Requirement
The listing below must be repeated word for word, with its images excluded.
--- start of Entries shown ---
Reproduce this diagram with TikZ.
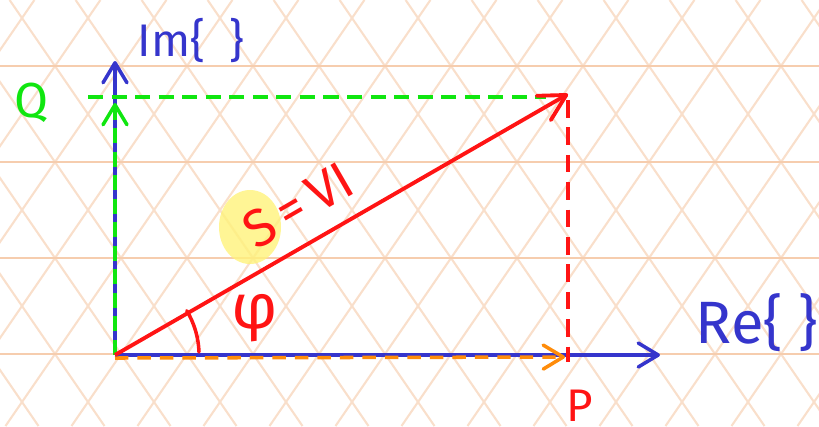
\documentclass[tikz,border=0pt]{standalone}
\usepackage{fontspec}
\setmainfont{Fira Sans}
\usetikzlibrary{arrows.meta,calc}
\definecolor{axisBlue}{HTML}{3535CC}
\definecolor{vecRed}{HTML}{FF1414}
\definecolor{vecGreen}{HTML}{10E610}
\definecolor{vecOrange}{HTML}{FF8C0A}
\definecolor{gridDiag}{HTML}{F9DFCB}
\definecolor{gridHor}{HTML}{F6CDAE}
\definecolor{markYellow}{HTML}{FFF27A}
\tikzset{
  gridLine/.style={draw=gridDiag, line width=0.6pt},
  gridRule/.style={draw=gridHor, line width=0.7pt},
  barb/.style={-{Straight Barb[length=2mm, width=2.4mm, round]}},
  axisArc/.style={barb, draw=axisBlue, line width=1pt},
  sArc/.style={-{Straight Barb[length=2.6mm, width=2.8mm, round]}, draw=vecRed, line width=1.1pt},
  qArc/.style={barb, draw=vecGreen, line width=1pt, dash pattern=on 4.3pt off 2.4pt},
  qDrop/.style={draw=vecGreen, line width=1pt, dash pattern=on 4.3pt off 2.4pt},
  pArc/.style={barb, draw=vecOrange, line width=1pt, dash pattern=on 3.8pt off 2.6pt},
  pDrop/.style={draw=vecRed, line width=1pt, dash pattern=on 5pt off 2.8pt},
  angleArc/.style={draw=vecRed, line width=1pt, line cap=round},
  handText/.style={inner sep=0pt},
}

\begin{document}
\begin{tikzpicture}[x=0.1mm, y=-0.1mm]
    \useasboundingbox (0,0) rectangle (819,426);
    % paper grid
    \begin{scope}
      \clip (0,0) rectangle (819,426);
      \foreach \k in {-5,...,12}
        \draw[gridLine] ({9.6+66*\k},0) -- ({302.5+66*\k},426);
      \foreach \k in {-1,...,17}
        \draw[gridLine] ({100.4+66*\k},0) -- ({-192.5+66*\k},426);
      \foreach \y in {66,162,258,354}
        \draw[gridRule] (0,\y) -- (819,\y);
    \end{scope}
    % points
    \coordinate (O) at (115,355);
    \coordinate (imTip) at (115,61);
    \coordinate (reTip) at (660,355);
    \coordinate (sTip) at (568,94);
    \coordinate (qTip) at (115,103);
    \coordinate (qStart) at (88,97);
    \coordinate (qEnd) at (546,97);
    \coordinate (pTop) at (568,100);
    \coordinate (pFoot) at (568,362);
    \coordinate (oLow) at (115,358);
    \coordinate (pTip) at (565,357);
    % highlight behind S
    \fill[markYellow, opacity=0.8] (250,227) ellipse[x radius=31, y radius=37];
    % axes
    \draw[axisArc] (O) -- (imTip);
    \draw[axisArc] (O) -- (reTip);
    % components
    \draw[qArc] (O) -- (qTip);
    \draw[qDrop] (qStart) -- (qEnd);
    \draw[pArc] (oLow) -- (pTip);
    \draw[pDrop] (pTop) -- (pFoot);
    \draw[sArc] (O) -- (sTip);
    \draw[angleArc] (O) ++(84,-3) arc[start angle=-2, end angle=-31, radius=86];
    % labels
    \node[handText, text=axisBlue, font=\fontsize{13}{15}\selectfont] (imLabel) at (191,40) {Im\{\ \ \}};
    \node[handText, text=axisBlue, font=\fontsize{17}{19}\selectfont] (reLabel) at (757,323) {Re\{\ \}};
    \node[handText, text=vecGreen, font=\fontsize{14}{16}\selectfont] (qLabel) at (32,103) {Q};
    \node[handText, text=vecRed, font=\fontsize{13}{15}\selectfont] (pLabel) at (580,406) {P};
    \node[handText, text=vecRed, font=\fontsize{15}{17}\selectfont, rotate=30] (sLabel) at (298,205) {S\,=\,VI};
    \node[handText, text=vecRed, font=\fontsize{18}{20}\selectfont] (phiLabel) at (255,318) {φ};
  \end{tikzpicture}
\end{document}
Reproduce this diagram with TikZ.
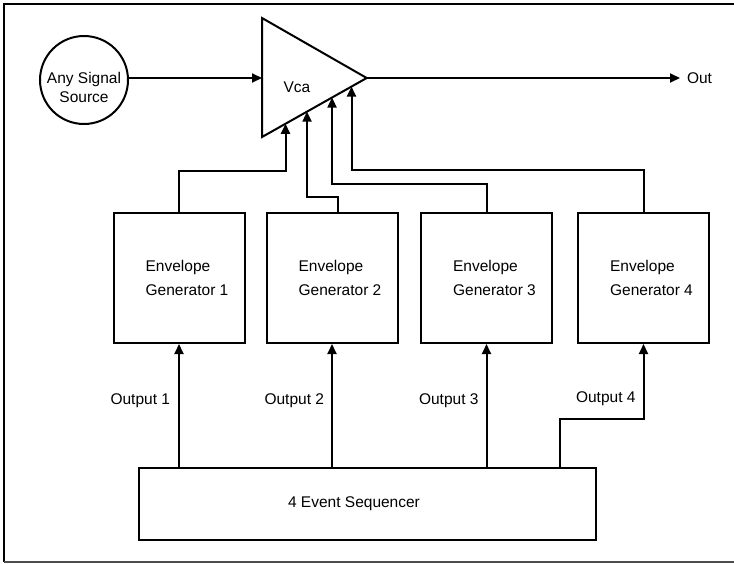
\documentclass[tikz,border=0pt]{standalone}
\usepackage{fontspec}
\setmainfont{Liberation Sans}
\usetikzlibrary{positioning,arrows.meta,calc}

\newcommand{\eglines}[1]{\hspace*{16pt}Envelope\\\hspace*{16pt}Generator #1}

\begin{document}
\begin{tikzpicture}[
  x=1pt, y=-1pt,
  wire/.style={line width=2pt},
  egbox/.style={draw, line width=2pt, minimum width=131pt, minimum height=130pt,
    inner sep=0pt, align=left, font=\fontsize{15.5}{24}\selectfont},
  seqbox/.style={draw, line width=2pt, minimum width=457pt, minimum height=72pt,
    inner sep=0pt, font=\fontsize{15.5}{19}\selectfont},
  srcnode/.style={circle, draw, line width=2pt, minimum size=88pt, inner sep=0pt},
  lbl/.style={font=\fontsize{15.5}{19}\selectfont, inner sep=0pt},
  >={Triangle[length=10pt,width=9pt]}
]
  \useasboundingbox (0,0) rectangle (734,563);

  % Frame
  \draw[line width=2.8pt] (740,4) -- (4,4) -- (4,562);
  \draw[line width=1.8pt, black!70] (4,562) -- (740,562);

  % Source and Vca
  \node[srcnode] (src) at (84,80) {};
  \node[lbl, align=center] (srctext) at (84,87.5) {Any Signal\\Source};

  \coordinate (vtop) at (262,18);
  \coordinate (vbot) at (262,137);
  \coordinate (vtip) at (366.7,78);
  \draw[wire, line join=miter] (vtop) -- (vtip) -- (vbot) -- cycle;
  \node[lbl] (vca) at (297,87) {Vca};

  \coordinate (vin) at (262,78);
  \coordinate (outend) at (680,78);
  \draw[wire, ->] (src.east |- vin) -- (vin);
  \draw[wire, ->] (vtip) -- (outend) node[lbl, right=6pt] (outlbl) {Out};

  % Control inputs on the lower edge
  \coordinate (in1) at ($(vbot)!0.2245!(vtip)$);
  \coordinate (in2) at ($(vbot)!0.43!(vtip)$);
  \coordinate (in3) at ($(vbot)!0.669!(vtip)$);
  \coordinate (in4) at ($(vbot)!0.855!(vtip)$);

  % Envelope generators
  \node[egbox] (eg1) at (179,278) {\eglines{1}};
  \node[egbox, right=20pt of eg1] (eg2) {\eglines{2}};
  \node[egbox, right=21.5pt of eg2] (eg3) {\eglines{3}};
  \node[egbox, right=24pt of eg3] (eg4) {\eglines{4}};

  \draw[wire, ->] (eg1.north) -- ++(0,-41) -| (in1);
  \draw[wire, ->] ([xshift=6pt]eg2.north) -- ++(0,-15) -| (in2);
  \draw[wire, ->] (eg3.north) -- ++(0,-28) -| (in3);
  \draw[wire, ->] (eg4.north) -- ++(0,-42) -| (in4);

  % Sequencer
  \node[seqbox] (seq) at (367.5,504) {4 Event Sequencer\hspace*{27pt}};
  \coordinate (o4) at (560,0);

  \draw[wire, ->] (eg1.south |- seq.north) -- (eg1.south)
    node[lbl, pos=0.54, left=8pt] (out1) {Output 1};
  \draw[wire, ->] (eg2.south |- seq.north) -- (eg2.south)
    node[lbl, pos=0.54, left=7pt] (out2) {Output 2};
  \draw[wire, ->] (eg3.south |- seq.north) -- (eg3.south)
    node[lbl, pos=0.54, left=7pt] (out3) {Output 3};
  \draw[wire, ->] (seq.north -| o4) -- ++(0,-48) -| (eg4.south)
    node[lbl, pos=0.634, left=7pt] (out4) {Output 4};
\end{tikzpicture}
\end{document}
--- end of Entries shown ---
Result of the exercise
Reproduce this diagram with TikZ.
\documentclass[tikz,border=0pt]{standalone}
\usepackage{fontspec}
\setmainfont{Fira Sans}
\usetikzlibrary{arrows.meta,calc}
\definecolor{axisBlue}{HTML}{3535CC}
\definecolor{vecRed}{HTML}{FF1414}
\definecolor{vecGreen}{HTML}{10E610}
\definecolor{vecOrange}{HTML}{FF8C0A}
\definecolor{gridDiag}{HTML}{F9DFCB}
\definecolor{gridHor}{HTML}{F6CDAE}
\definecolor{markYellow}{HTML}{FFF27A}
\tikzset{
  gridLine/.style={draw=gridDiag, line width=0.6pt},
  gridRule/.style={draw=gridHor, line width=0.7pt},
  barb/.style={-{Straight Barb[length=2mm, width=2.4mm, round]}},
  axisArc/.style={barb, draw=axisBlue, line width=1pt},
  sArc/.style={-{Straight Barb[length=2.6mm, width=2.8mm, round]}, draw=vecRed, line width=1.1pt},
  qArc/.style={barb, draw=vecGreen, line width=1pt, dash pattern=on 4.3pt off 2.4pt},
  qDrop/.style={draw=vecGreen, line width=1pt, dash pattern=on 4.3pt off 2.4pt},
  pArc/.style={barb, draw=vecOrange, line width=1pt, dash pattern=on 3.8pt off 2.6pt},
  pDrop/.style={draw=vecRed, line width=1pt, dash pattern=on 5pt off 2.8pt},
  angleArc/.style={draw=vecRed, line width=1pt, line cap=round},
  handText/.style={inner sep=0pt},
}

\begin{document}
\begin{tikzpicture}[x=0.1mm, y=-0.1mm]
    \useasboundingbox (0,0) rectangle (819,426);
    % paper grid
    \begin{scope}
      \clip (0,0) rectangle (819,426);
      \foreach \k in {-5,...,12}
        \draw[gridLine] ({9.6+66*\k},0) -- ({302.5+66*\k},426);
      \foreach \k in {-1,...,17}
        \draw[gridLine] ({100.4+66*\k},0) -- ({-192.5+66*\k},426);
      \foreach \y in {66,162,258,354}
        \draw[gridRule] (0,\y) -- (819,\y);
    \end{scope}
    % points
    \coordinate (O) at (115,355);
    \coordinate (imTip) at (115,61);
    \coordinate (reTip) at (660,355);
    \coordinate (sTip) at (568,94);
    \coordinate (qTip) at (115,103);
    \coordinate (qStart) at (88,97);
    \coordinate (qEnd) at (546,97);
    \coordinate (pTop) at (568,100);
    \coordinate (pFoot) at (568,362);
    \coordinate (oLow) at (115,358);
    \coordinate (pTip) at (565,357);
    % highlight behind S
    \fill[markYellow, opacity=0.8] (250,227) ellipse[x radius=31, y radius=37];
    % axes
    \draw[axisArc] (O) -- (imTip);
    \draw[axisArc] (O) -- (reTip);
    % components
    \draw[qArc] (O) -- (qTip);
    \draw[qDrop] (qStart) -- (qEnd);
    \draw[pArc] (oLow) -- (pTip);
    \draw[pDrop] (pTop) -- (pFoot);
    \draw[sArc] (O) -- (sTip);
    \draw[angleArc] (O) ++(84,-3) arc[start angle=-2, end angle=-31, radius=86];
    % labels
    \node[handText, text=axisBlue, font=\fontsize{13}{15}\selectfont] (imLabel) at (191,40) {Im\{\ \ \}};
    \node[handText, text=axisBlue, font=\fontsize{17}{19}\selectfont] (reLabel) at (757,323) {Re\{\ \}};
    \node[handText, text=vecGreen, font=\fontsize{14}{16}\selectfont] (qLabel) at (32,103) {Q};
    \node[handText, text=vecRed, font=\fontsize{13}{15}\selectfont] (pLabel) at (580,406) {P};
    \node[handText, text=vecRed, font=\fontsize{15}{17}\selectfont, rotate=30] (sLabel) at (298,205) {S\,=\,VI};
    \node[handText, text=vecRed, font=\fontsize{18}{20}\selectfont] (phiLabel) at (255,318) {φ};
  \end{tikzpicture}
\end{document}
Reproduce this diagram with TikZ.
\documentclass[tikz,border=0pt]{standalone}
\usepackage{fontspec}
\setmainfont{Liberation Sans}
\usetikzlibrary{positioning,arrows.meta,calc}

\newcommand{\eglines}[1]{\hspace*{16pt}Envelope\\\hspace*{16pt}Generator #1}

\begin{document}
\begin{tikzpicture}[
  x=1pt, y=-1pt,
  wire/.style={line width=2pt},
  egbox/.style={draw, line width=2pt, minimum width=131pt, minimum height=130pt,
    inner sep=0pt, align=left, font=\fontsize{15.5}{24}\selectfont},
  seqbox/.style={draw, line width=2pt, minimum width=457pt, minimum height=72pt,
    inner sep=0pt, font=\fontsize{15.5}{19}\selectfont},
  srcnode/.style={circle, draw, line width=2pt, minimum size=88pt, inner sep=0pt},
  lbl/.style={font=\fontsize{15.5}{19}\selectfont, inner sep=0pt},
  >={Triangle[length=10pt,width=9pt]}
]
  \useasboundingbox (0,0) rectangle (734,563);

  % Frame
  \draw[line width=2.8pt] (740,4) -- (4,4) -- (4,562);
  \draw[line width=1.8pt, black!70] (4,562) -- (740,562);

  % Source and Vca
  \node[srcnode] (src) at (84,80) {};
  \node[lbl, align=center] (srctext) at (84,87.5) {Any Signal\\Source};

  \coordinate (vtop) at (262,18);
  \coordinate (vbot) at (262,137);
  \coordinate (vtip) at (366.7,78);
  \draw[wire, line join=miter] (vtop) -- (vtip) -- (vbot) -- cycle;
  \node[lbl] (vca) at (297,87) {Vca};

  \coordinate (vin) at (262,78);
  \coordinate (outend) at (680,78);
  \draw[wire, ->] (src.east |- vin) -- (vin);
  \draw[wire, ->] (vtip) -- (outend) node[lbl, right=6pt] (outlbl) {Out};

  % Control inputs on the lower edge
  \coordinate (in1) at ($(vbot)!0.2245!(vtip)$);
  \coordinate (in2) at ($(vbot)!0.43!(vtip)$);
  \coordinate (in3) at ($(vbot)!0.669!(vtip)$);
  \coordinate (in4) at ($(vbot)!0.855!(vtip)$);

  % Envelope generators
  \node[egbox] (eg1) at (179,278) {\eglines{1}};
  \node[egbox, right=20pt of eg1] (eg2) {\eglines{2}};
  \node[egbox, right=21.5pt of eg2] (eg3) {\eglines{3}};
  \node[egbox, right=24pt of eg3] (eg4) {\eglines{4}};

  \draw[wire, ->] (eg1.north) -- ++(0,-41) -| (in1);
  \draw[wire, ->] ([xshift=6pt]eg2.north) -- ++(0,-15) -| (in2);
  \draw[wire, ->] (eg3.north) -- ++(0,-28) -| (in3);
  \draw[wire, ->] (eg4.north) -- ++(0,-42) -| (in4);

  % Sequencer
  \node[seqbox] (seq) at (367.5,504) {4 Event Sequencer\hspace*{27pt}};
  \coordinate (o4) at (560,0);

  \draw[wire, ->] (eg1.south |- seq.north) -- (eg1.south)
    node[lbl, pos=0.54, left=8pt] (out1) {Output 1};
  \draw[wire, ->] (eg2.south |- seq.north) -- (eg2.south)
    node[lbl, pos=0.54, left=7pt] (out2) {Output 2};
  \draw[wire, ->] (eg3.south |- seq.north) -- (eg3.south)
    node[lbl, pos=0.54, left=7pt] (out3) {Output 3};
  \draw[wire, ->] (seq.north -| o4) -- ++(0,-48) -| (eg4.south)
    node[lbl, pos=0.634, left=7pt] (out4) {Output 4};
\end{tikzpicture}
\end{document}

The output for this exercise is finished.